On Thu, Sep 25, 2014 at 11:42:24AM +1000, Dave Chinner wrote:
> On Wed, Sep 24, 2014 at 02:01:58PM -0500, Benjamin Marzinski wrote:
> > Currently, freezing a filesystem involves calling freeze_super, which locks
> > sb->s_umount and then calls the fs-specific freeze_fs hook. This makes it
> > hard for gfs2 (and potentially other cluster filesystems) to use the vfs
> > freezing code to do freezes on all the cluster nodes.
> > 
> > In order to communicate that a freeze has been requested, and to make sure
> > that only one node is trying to freeze at a time, gfs2 uses a glock
> > (sd_freeze_gl). The problem is that there is no hook for gfs2 to acquire
> > this lock before calling freeze_super. This means that two nodes can
> > attempt to freeze the filesystem by both calling freeze_super, acquiring
> > the sb->s_umount lock, and then attempting to grab the cluster glock
> > sd_freeze_gl. Only one will succeed, and the other will be stuck in
> > freeze_super, making it impossible to finish freezing the node.
> > 
> > To solve this problem, this patch adds the prepare_freeze prepare_thaw
> > hooks.  If a filesystem implements these hooks, they are called instead of
> > freeze_super and thaw_super.
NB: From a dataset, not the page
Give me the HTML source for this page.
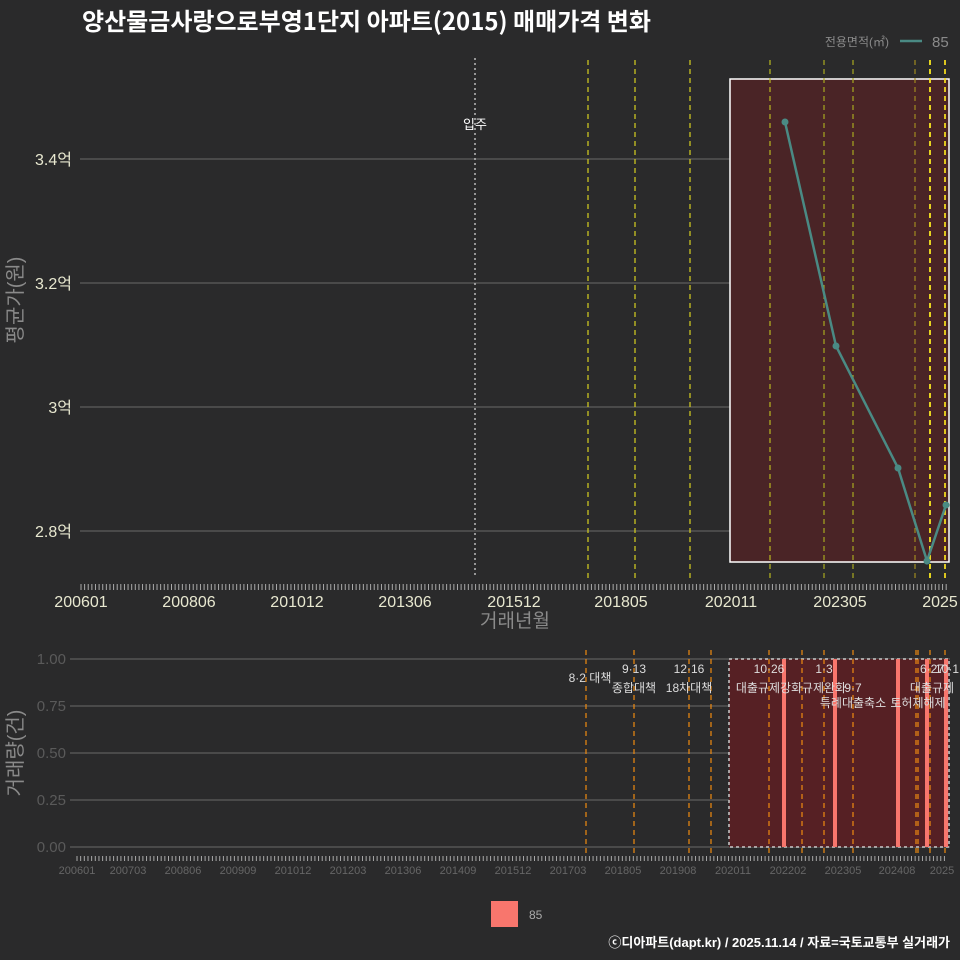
<!DOCTYPE html>
<html><head><meta charset="utf-8"><style>
html,body{margin:0;padding:0;background:#2a2a2b;}
svg{display:block;font-family:"Liberation Sans","Noto Sans CJK KR",sans-serif;}
</style></head><body>
<svg id="s" width="960" height="960" viewBox="0 0 960 960" xmlns="http://www.w3.org/2000/svg">
<rect width="960" height="960" fill="#2a2a2b"/>
<text x="82" y="30" font-size="24" font-weight="bold" fill="#fff" font-family="Noto Sans CJK KR,sans-serif">양산물금사랑으로부영1단지 아파트(2015) 매매가격 변화</text>
<text x="889" y="46" font-size="12" fill="#8a8a8a" text-anchor="end">전용면적(㎡)</text>
<line x1="900" y1="41" x2="922" y2="41" stroke="#4a8a84" stroke-width="2.5"/>
<text x="932" y="47" font-size="15" fill="#8a8a8a">85</text>

<g stroke="#6a6a6a" stroke-width="1">
<line x1="80" y1="159" x2="950" y2="159"/><line x1="80" y1="283" x2="950" y2="283"/>
<line x1="80" y1="407" x2="950" y2="407"/><line x1="80" y1="531" x2="950" y2="531"/>
</g>
<g font-size="16" fill="#e8e8d0" text-anchor="end">
<text x="72" y="165">3.4억</text><text x="72" y="289">3.2억</text><text x="72" y="413">3억</text><text x="72" y="537">2.8억</text>
</g>
<rect x="730" y="79" width="219" height="483" fill="#4a2426" stroke="#fff" stroke-width="1.5"/>
<line x1="475" y1="58" x2="475" y2="578" stroke="#bbb" stroke-width="1.5" stroke-dasharray="2,3"/>
<text x="475" y="129" font-size="13" fill="#fff" text-anchor="middle">입주</text>
<g stroke-width="1.2" stroke-dasharray="5,4">
<line x1="588" y1="60" x2="588" y2="578" stroke="#d8d020"/>
<line x1="635" y1="60" x2="635" y2="578" stroke="#d8d020"/>
<line x1="690" y1="60" x2="690" y2="578" stroke="#d8d020"/>
<line x1="770" y1="60" x2="770" y2="578" stroke="#b8b820"/>
<line x1="824" y1="60" x2="824" y2="578" stroke="#a8a820"/>
<line x1="853" y1="60" x2="853" y2="578" stroke="#a8a820"/>
<line x1="915" y1="60" x2="915" y2="578" stroke="#a08a20"/>
<line x1="930" y1="60" x2="930" y2="578" stroke="#f8e820" stroke-width="1.8"/>
<line x1="945" y1="60" x2="945" y2="578" stroke="#f0d820" stroke-width="1.8"/>
</g>
<polyline points="785,122 836,346 898,468 927,561 946,505" fill="none" stroke="#4a8a84" stroke-width="2.5"/>
<g fill="#4a8a84"><circle cx="785" cy="122" r="3.5"/><circle cx="836" cy="346" r="3.5"/><circle cx="898" cy="468" r="3.5"/><circle cx="927" cy="561" r="3.5"/><circle cx="946" cy="505" r="3.5"/></g>
<g id="tt" stroke="#aaa" stroke-width="1"></g>
<g font-size="16" fill="#e8e8d0" text-anchor="middle">
<text x="81" y="607">200601</text><text x="189" y="607">200806</text><text x="297" y="607">201012</text><text x="405" y="607">201306</text><text x="514" y="607">201512</text><text x="621" y="607">201805</text><text x="731" y="607">202011</text><text x="840" y="607">202305</text><text x="940" y="607">2025</text>
</g>
<text x="515" y="627" font-size="19" fill="#8a8a8a" text-anchor="middle">거래년월</text>
<text transform="translate(22,300) rotate(-90)" font-size="20" fill="#8a8a8a" text-anchor="middle">평균가(원)</text>

<g stroke="#6a6a6a" stroke-width="1">
<line x1="70" y1="659" x2="950" y2="659"/><line x1="70" y1="706" x2="950" y2="706"/><line x1="70" y1="753" x2="950" y2="753"/><line x1="70" y1="800" x2="950" y2="800"/><line x1="70" y1="847" x2="950" y2="847"/>
</g>
<g font-size="15" fill="#5a5a5a" text-anchor="end">
<text x="66" y="664">1.00</text><text x="66" y="711">0.75</text><text x="66" y="758">0.50</text><text x="66" y="805">0.25</text><text x="66" y="852">0.00</text>
</g>
<text transform="translate(22,753) rotate(-90)" font-size="20" fill="#8a8a8a" text-anchor="middle">거래량(건)</text>
<rect x="729" y="659" width="220" height="188" fill="#562024" stroke="#ccc" stroke-width="1.5" stroke-dasharray="3,3"/>
<g stroke="#f08a10" stroke-width="1.2" stroke-dasharray="5,4">
<line x1="586" y1="650" x2="586" y2="856"/><line x1="634" y1="650" x2="634" y2="856"/><line x1="689" y1="650" x2="689" y2="856"/><line x1="711" y1="650" x2="711" y2="856"/><line x1="769" y1="650" x2="769" y2="856"/><line x1="802" y1="650" x2="802" y2="856"/><line x1="824" y1="650" x2="824" y2="856"/><line x1="853" y1="650" x2="853" y2="856"/><line x1="916" y1="650" x2="916" y2="856"/><line x1="918" y1="650" x2="918" y2="856"/><line x1="930" y1="650" x2="930" y2="856"/><line x1="945" y1="650" x2="945" y2="856"/>
</g>
<g fill="#f8766d">
<rect x="782" y="659" width="4" height="188"/><rect x="833" y="659" width="4" height="188"/><rect x="896" y="659" width="4" height="188"/><rect x="925" y="659" width="4" height="188"/><rect x="944" y="659" width="4" height="188"/>
</g>
<g font-size="12" fill="#ddd" text-anchor="middle">
<text x="590" y="682">8·2 대책</text>
<text x="634" y="673">9·13</text><text x="634" y="692">종합대책</text>
<text x="689" y="673">12·16</text><text x="689" y="692">18차대책</text>
<text x="769" y="673">10·26</text><text x="769" y="692">대출규제강화</text>
<text x="824" y="673">1·3</text><text x="824" y="692">규제완화</text>
<text x="853" y="692">9·7</text><text x="853" y="707">특례대출축소</text>
<text x="918" y="707">토허제해제</text>
<text x="932" y="673">6·27</text><text x="932" y="692">대출규제</text>
<text x="947" y="673">10·1</text>
</g>
<g id="bt" stroke="#aaa" stroke-width="1"></g>
<g font-size="11" fill="#666" text-anchor="middle">
<text x="77" y="874">200601</text><text x="128" y="874">200703</text><text x="183" y="874">200806</text><text x="238" y="874">200909</text><text x="293" y="874">201012</text><text x="348" y="874">201203</text><text x="403" y="874">201306</text><text x="458" y="874">201409</text><text x="513" y="874">201512</text><text x="568" y="874">201703</text><text x="623" y="874">201805</text><text x="678" y="874">201908</text><text x="733" y="874">202011</text><text x="788" y="874">202202</text><text x="843" y="874">202305</text><text x="897" y="874">202408</text><text x="942" y="874">2025</text>
</g>
<rect x="491" y="901" width="27" height="26" fill="#f8766d"/>
<text x="529" y="919" font-size="12" fill="#aaa">85</text>
<text x="950" y="947" font-size="13" font-weight="bold" fill="#fff" text-anchor="end">ⓒ디아파트(dapt.kr) / 2025.11.14 / 자료=국토교통부 실거래가</text>
</svg>
<script>
var ns="http://www.w3.org/2000/svg";
function ticks(id,x0,step,n,y1,y2){var g=document.getElementById(id);for(var i=0;i<n;i++){var l=document.createElementNS(ns,"line");var x=x0+i*step;l.setAttribute("x1",x);l.setAttribute("x2",x);l.setAttribute("y1",y1);l.setAttribute("y2",y2);g.appendChild(l);}}
ticks("tt",81,3.62,240,584,590);
ticks("bt",77,3.66,238,856,861);
</script>
</body></html>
This means that every filesystem that
> > implements prepare_freeze/thaw must call freeze/thaw_super within that
> > function to make use of the vfs freezing code.
> 
> Why instead? The filesystem still have to call
> freeze_super/thaw_super() after "prepare".

I realize that the way I'm using them, prepare_* isn't the best name,
but at least for gfs2, it's much nicer to have all the nodes freezing
and thawing in the same bit of code.  This doesn't happen if the node
that gets the freeze call calls freeze_super in one place, and all the
other nodes call freeze_super in response the locking change. Ideally
it would work like:

1. freezing node grabs the freeze glock in prepare_freeze
2. All cluster nodes (including the node initiating the freeze)
	A. drop their cached freeze glock causing them to call
	   freeze_super
3. freezing node returns from prepare_freeze.
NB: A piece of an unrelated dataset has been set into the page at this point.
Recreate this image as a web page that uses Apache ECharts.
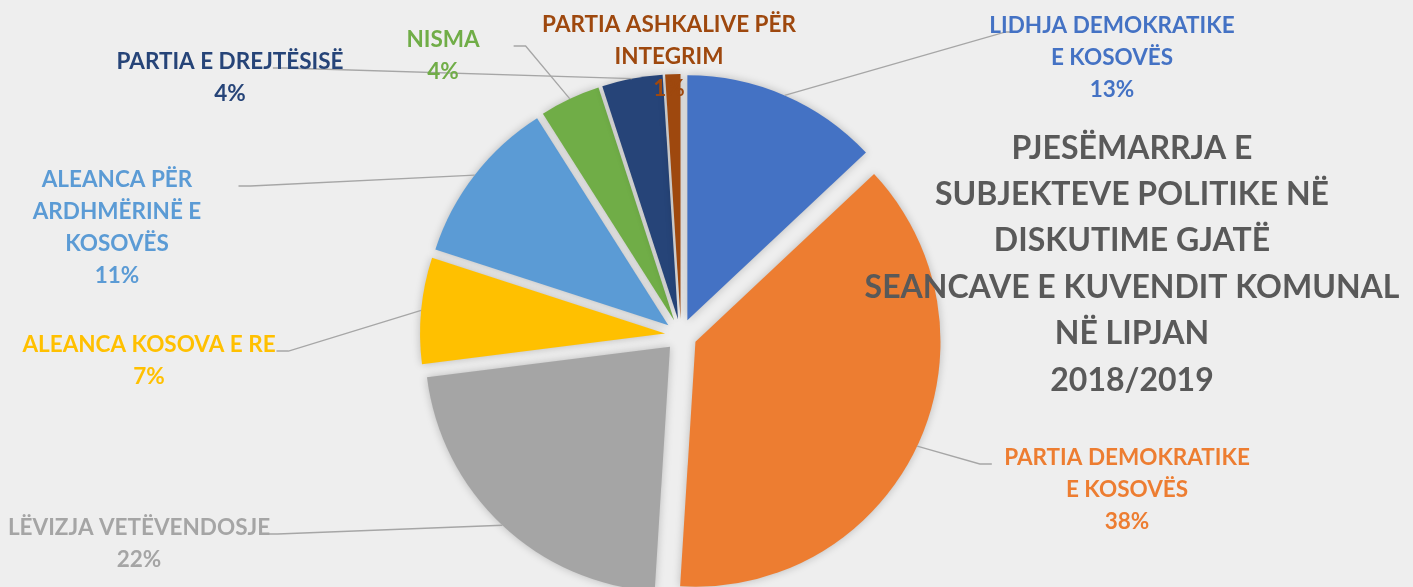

Things are also complicated on thaw.  The way I'd like that to work is

1. freezing node drops the freeze glock in prepare_thaw
2. All cluster nodes
	A. acquire the freeze glock in the shared state, disabling
	   freezing.
	B. call thaw_super to unfreeze the filesystem
	C. release the freeze glock, but keep it cached to
	   be able to respond to the freeze request

If the unfreezing node had to call thaw_super after prepare_thaw, you
would be in a situation where the node could be frozen again, while it
was trying to thaw. Again, this can be worked around by making these
functions work differently on the freezing node than the others, but
aside from the names, I don't see any problem about adding new hooks
that let the filesystem be in charge of when to call freeze/thaw_super
as long as they guarantee that it's called before the hook returns.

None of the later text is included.